Wir brauchen gemeinsame Werte, mit denen wir uns alle identifizieren können. Darüber müssen wir in der Öffentlichkeit diskutieren – und zwar ohne Tabus. Eine vernünftige und nachvollziehbare Forderung wäre beispielsweise: Alle Bürger dieses Landes sollten sich zum Grundgesetz bekennen und Deutsch sprechen können. Leider reicht dies vielen Zeitgenossen nicht aus, wie man sieht. Schade, dass unsere Verfassung denjenigen so wenig wert ist.

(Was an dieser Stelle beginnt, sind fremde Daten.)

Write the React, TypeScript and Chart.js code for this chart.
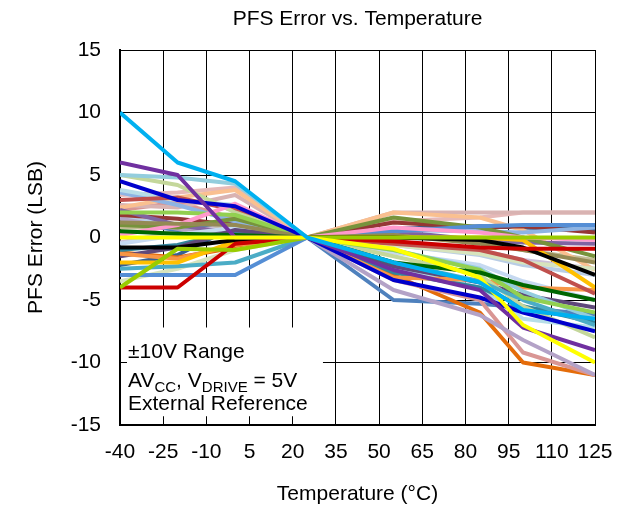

Im Deutschland des 21. Jahrhunderts ist es jedenfalls nicht mehr damit getan, seit Generationen hier geboren zu sein, um als Teil der Gesellschaft akzeptiert zu werden. Ich weiß auch nicht, was die „deutsche Leitkultur“ ist. Ich weiß lediglich, man kann auch deutsch sein, wenn man schwarze Haare hat und sogar wenn man Muslimin ist. Dass der Islam samt seinen Anhängern zur Realität dieses Landes gehört, bestreiten heute nur noch Menschen, die sich ihrerseits nicht in unsere Gesellschaft integriert haben.

Der Deutsche ist tot. Lang lebe der Deutsche.